Begin RECORDS SHOWN
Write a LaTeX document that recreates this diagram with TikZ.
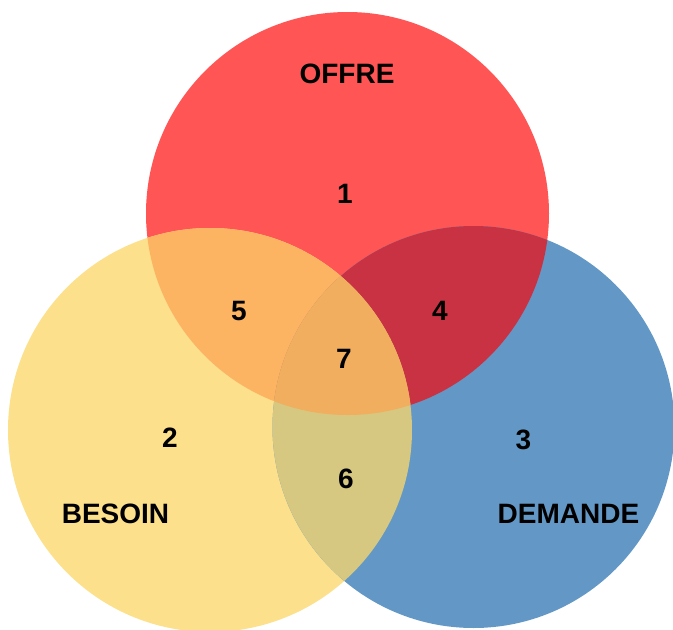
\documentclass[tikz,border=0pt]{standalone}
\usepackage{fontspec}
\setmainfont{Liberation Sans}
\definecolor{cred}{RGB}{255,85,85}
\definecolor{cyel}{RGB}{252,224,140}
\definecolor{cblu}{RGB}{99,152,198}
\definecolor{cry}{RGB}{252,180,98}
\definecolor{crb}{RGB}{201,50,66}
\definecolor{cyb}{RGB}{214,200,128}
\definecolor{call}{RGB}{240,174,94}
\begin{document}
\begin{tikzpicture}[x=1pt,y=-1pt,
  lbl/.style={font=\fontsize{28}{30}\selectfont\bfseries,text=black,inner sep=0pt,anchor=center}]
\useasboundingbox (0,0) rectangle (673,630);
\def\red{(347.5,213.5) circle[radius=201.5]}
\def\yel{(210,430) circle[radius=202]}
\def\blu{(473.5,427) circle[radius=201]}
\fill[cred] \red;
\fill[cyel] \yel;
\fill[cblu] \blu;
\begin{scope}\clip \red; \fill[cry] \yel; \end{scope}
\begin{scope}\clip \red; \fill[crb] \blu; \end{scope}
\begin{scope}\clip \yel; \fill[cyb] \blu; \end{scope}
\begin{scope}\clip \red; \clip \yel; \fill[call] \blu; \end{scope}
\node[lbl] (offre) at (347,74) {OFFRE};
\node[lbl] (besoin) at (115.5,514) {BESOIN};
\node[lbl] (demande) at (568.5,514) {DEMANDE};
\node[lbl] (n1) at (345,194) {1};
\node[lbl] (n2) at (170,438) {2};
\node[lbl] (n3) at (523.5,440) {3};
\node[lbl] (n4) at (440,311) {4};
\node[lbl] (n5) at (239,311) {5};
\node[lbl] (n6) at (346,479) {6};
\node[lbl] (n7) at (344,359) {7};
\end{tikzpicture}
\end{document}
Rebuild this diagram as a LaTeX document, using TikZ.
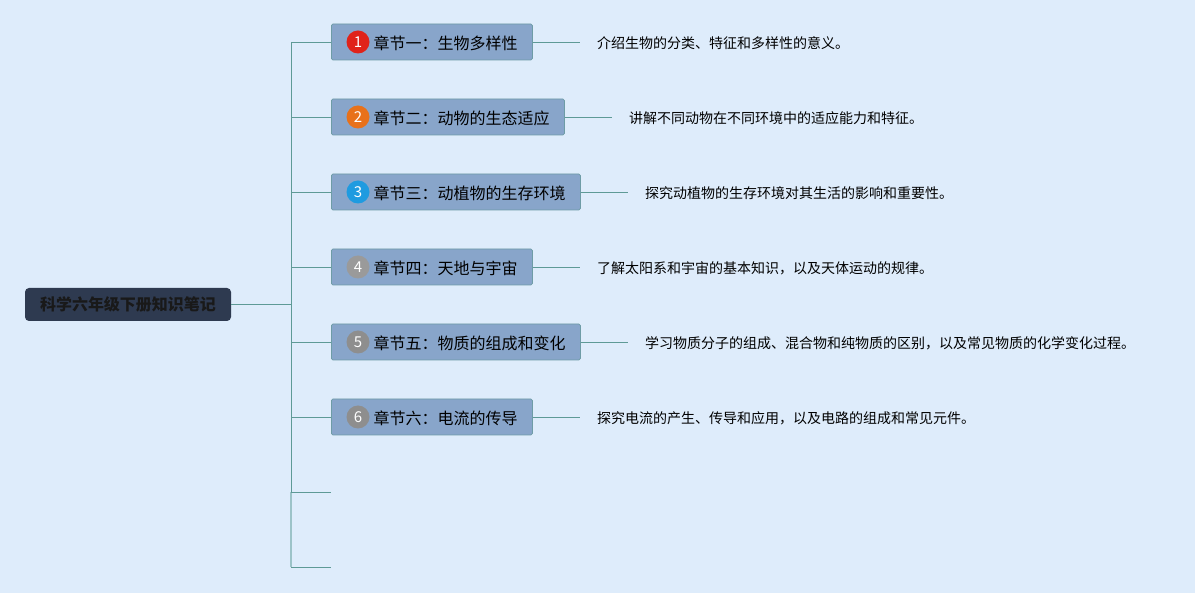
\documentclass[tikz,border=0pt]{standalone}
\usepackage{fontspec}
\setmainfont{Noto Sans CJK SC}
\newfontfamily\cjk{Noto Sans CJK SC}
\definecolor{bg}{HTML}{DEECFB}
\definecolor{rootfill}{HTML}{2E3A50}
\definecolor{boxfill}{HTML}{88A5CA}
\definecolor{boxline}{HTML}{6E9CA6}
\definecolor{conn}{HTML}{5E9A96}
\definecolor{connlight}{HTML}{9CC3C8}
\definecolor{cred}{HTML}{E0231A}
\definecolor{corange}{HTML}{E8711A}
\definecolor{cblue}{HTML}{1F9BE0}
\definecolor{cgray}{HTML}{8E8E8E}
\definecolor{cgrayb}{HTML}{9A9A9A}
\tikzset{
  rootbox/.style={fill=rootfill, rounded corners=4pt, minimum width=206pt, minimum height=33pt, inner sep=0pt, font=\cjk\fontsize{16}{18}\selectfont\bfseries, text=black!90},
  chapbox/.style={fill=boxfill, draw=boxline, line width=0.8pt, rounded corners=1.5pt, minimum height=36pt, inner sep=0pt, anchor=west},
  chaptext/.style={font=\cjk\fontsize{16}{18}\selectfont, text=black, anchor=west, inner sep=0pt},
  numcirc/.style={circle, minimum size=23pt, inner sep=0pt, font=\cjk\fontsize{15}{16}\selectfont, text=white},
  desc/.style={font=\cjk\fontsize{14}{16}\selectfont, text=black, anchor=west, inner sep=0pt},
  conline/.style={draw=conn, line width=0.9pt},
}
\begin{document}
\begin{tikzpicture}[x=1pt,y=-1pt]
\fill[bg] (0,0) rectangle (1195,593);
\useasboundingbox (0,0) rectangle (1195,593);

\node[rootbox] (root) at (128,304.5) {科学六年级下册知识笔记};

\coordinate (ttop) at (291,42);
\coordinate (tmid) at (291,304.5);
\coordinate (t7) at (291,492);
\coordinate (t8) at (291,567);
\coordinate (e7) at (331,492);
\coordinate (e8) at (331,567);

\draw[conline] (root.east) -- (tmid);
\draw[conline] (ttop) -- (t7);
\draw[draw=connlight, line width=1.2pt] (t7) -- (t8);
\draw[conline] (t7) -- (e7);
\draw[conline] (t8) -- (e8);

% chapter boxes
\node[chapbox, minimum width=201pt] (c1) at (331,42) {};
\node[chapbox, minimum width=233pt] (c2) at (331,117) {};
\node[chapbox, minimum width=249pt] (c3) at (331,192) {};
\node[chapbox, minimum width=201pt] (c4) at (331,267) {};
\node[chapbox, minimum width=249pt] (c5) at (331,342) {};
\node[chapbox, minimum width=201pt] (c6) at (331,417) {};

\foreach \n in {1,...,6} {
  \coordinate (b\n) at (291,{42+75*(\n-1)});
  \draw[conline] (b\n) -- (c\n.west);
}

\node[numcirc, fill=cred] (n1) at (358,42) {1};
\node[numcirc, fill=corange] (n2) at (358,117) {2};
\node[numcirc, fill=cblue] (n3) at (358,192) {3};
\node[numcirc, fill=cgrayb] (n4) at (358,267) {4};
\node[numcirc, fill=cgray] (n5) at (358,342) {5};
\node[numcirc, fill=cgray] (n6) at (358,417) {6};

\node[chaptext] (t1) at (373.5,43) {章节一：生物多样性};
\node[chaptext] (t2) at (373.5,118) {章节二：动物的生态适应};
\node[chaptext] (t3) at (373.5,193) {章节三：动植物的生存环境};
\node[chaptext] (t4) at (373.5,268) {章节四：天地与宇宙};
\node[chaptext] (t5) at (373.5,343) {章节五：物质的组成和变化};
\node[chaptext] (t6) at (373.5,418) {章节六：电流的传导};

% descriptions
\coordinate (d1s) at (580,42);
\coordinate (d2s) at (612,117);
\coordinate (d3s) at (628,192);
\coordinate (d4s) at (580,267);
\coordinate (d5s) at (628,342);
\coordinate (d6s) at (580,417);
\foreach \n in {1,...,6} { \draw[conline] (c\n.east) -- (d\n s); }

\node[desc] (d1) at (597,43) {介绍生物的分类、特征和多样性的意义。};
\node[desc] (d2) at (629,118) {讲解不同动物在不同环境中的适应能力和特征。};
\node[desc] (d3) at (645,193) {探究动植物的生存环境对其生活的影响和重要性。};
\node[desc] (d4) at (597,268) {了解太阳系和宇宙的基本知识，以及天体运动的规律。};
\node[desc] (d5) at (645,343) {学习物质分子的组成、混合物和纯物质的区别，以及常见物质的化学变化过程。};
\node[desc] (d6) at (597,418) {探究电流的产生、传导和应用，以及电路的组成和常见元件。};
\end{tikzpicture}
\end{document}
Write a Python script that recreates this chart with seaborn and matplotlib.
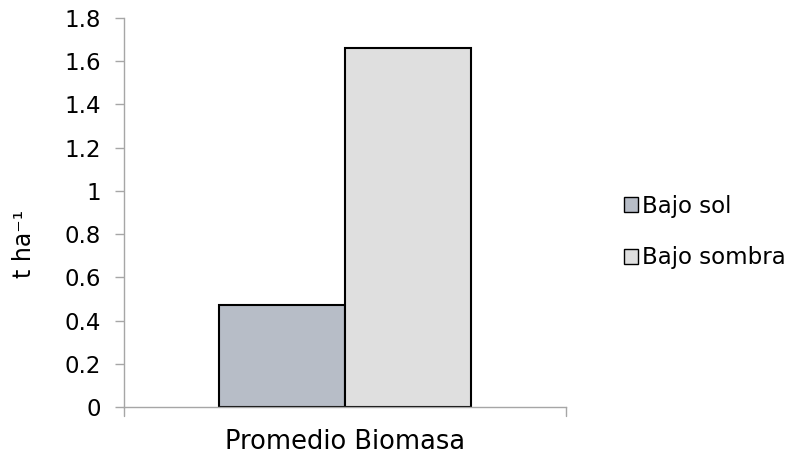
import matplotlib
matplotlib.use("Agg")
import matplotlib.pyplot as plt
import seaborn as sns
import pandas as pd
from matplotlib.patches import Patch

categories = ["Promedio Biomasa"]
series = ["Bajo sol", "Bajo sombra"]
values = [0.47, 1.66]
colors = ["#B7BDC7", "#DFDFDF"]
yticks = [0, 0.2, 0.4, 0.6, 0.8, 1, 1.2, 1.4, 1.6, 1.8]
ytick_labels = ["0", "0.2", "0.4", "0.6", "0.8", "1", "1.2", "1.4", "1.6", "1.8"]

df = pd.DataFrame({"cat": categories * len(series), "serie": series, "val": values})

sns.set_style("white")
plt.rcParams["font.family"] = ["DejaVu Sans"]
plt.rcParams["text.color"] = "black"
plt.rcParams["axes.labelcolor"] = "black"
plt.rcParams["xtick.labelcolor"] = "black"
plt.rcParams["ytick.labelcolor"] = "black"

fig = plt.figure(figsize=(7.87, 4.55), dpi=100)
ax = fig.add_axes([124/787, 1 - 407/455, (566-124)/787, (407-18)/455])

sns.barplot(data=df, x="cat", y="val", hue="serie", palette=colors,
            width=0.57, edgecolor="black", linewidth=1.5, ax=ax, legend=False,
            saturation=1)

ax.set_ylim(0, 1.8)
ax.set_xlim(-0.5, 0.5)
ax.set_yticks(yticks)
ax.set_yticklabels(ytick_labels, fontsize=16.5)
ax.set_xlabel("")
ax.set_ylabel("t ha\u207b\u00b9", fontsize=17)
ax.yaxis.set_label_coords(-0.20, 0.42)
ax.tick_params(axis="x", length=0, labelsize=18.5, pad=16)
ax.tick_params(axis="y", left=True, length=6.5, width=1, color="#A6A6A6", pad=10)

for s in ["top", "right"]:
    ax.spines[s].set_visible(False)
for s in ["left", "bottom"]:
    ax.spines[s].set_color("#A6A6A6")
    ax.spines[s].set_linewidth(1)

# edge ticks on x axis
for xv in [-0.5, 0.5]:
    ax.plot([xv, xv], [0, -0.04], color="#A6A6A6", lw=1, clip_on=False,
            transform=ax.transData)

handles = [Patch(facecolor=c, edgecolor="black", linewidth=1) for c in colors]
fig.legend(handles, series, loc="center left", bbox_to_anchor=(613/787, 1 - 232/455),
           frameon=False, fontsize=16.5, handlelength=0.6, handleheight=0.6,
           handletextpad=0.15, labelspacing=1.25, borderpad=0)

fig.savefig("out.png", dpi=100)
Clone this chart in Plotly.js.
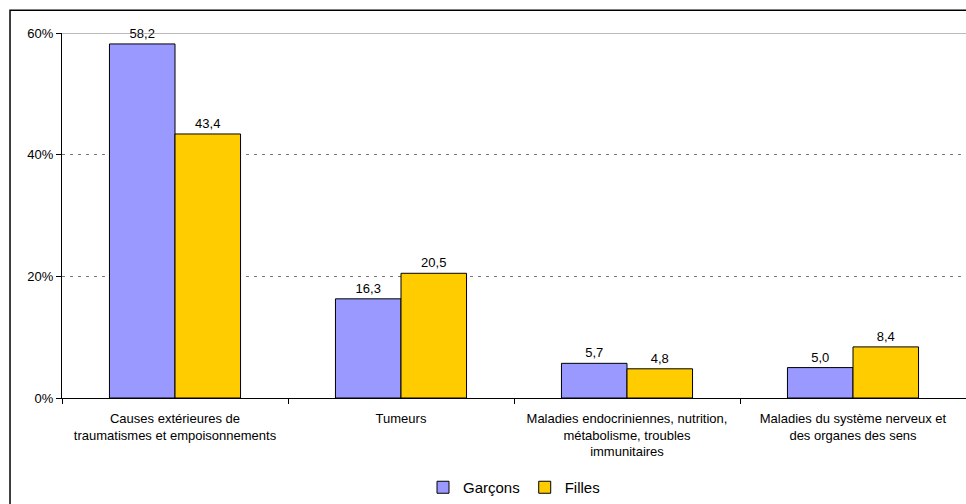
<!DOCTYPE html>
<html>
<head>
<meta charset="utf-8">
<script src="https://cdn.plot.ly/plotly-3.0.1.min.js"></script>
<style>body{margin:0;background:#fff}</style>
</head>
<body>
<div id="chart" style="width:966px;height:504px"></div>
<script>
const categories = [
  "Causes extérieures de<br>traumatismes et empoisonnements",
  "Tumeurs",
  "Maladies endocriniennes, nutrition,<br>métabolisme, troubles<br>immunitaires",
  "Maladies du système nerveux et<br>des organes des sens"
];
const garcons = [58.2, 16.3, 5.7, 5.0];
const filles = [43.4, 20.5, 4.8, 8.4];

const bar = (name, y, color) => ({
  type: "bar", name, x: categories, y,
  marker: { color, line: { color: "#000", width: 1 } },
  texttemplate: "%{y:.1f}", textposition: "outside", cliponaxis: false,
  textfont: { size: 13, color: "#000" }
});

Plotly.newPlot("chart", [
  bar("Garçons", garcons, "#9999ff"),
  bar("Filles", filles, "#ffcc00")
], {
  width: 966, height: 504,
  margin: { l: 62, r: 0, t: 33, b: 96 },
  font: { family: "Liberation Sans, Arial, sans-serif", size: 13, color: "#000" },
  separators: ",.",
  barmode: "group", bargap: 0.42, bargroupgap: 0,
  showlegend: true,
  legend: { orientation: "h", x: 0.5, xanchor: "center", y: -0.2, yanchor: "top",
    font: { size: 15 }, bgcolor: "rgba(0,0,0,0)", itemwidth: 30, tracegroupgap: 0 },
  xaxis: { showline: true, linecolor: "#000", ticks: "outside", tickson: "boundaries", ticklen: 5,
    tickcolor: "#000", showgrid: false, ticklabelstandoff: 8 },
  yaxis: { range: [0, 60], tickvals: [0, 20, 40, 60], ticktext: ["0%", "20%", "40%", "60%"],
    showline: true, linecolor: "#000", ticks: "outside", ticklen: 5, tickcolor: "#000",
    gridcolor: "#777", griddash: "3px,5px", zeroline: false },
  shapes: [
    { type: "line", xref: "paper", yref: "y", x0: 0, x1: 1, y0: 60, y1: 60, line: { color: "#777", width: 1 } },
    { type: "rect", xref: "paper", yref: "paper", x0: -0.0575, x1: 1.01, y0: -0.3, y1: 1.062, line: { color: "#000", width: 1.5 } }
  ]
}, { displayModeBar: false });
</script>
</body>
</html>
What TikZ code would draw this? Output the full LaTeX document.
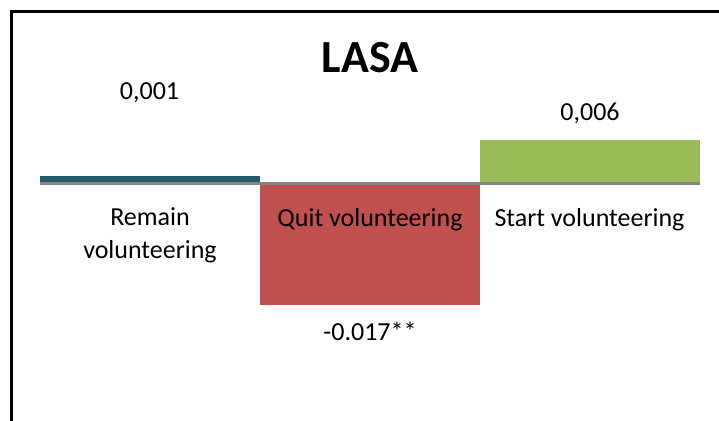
End RECORDS SHOWN
> _GOAL_
Make an exact copy of the lines from the one holding "Write a Python" through the one holding "from matplotlib.patches import Patch", end lines included, without the pictures.

> _THE SOLUTION_
Write a Python script that recreates this chart with seaborn and matplotlib.
import matplotlib
matplotlib.use("Agg")
import matplotlib.pyplot as plt
import seaborn as sns
import pandas as pd
from matplotlib.patches import Patch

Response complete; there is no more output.